- **Exercise goal**
Leave out the pictures, then reproduce the rest of the material exactly.

- **Supplied information**
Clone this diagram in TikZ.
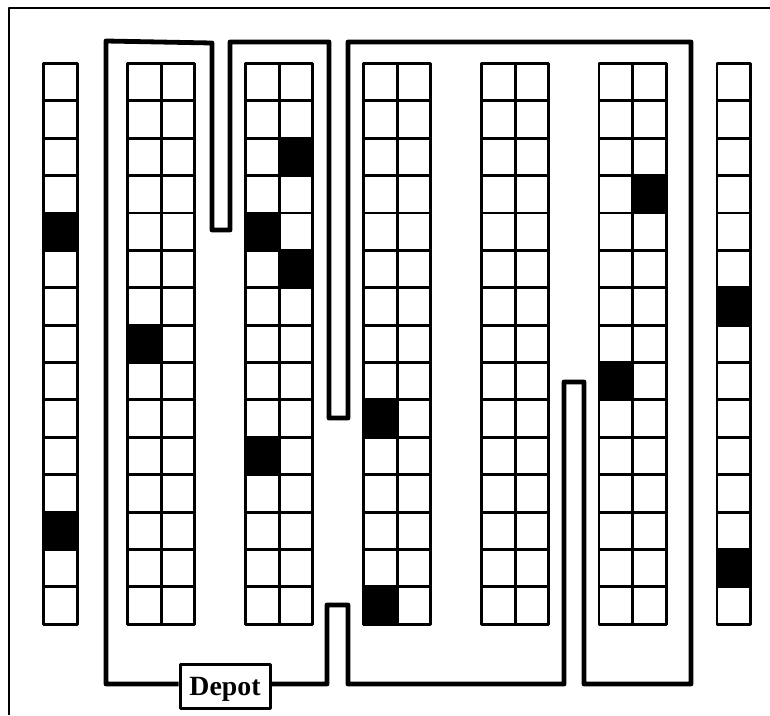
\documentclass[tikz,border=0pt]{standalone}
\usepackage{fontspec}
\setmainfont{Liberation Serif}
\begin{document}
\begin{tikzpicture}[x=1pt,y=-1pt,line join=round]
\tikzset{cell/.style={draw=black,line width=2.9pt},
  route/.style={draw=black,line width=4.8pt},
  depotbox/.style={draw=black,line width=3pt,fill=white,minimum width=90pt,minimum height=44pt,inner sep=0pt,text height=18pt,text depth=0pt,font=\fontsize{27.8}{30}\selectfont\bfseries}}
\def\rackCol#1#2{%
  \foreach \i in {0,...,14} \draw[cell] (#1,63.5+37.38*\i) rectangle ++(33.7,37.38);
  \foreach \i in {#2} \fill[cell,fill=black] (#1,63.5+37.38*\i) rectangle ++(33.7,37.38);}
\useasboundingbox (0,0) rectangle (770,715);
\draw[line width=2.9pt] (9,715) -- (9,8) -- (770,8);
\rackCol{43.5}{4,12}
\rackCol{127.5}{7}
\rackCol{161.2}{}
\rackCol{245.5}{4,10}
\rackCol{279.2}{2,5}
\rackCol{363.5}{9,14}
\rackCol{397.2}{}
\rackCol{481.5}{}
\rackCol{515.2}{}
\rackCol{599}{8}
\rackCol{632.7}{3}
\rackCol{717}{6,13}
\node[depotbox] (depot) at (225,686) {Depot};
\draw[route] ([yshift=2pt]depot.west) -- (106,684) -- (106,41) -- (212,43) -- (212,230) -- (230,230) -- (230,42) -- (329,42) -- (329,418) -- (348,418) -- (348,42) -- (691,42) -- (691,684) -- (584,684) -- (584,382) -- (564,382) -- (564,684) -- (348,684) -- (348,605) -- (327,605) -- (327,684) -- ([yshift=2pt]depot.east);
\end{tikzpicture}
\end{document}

- **Answer below**
Clone this diagram in TikZ.
\documentclass[tikz,border=0pt]{standalone}
\usepackage{fontspec}
\setmainfont{Liberation Serif}
\begin{document}
\begin{tikzpicture}[x=1pt,y=-1pt,line join=round]
\tikzset{cell/.style={draw=black,line width=2.9pt},
  route/.style={draw=black,line width=4.8pt},
  depotbox/.style={draw=black,line width=3pt,fill=white,minimum width=90pt,minimum height=44pt,inner sep=0pt,text height=18pt,text depth=0pt,font=\fontsize{27.8}{30}\selectfont\bfseries}}
\def\rackCol#1#2{%
  \foreach \i in {0,...,14} \draw[cell] (#1,63.5+37.38*\i) rectangle ++(33.7,37.38);
  \foreach \i in {#2} \fill[cell,fill=black] (#1,63.5+37.38*\i) rectangle ++(33.7,37.38);}
\useasboundingbox (0,0) rectangle (770,715);
\draw[line width=2.9pt] (9,715) -- (9,8) -- (770,8);
\rackCol{43.5}{4,12}
\rackCol{127.5}{7}
\rackCol{161.2}{}
\rackCol{245.5}{4,10}
\rackCol{279.2}{2,5}
\rackCol{363.5}{9,14}
\rackCol{397.2}{}
\rackCol{481.5}{}
\rackCol{515.2}{}
\rackCol{599}{8}
\rackCol{632.7}{3}
\rackCol{717}{6,13}
\node[depotbox] (depot) at (225,686) {Depot};
\draw[route] ([yshift=2pt]depot.west) -- (106,684) -- (106,41) -- (212,43) -- (212,230) -- (230,230) -- (230,42) -- (329,42) -- (329,418) -- (348,418) -- (348,42) -- (691,42) -- (691,684) -- (584,684) -- (584,382) -- (564,382) -- (564,684) -- (348,684) -- (348,605) -- (327,605) -- (327,684) -- ([yshift=2pt]depot.east);
\end{tikzpicture}
\end{document}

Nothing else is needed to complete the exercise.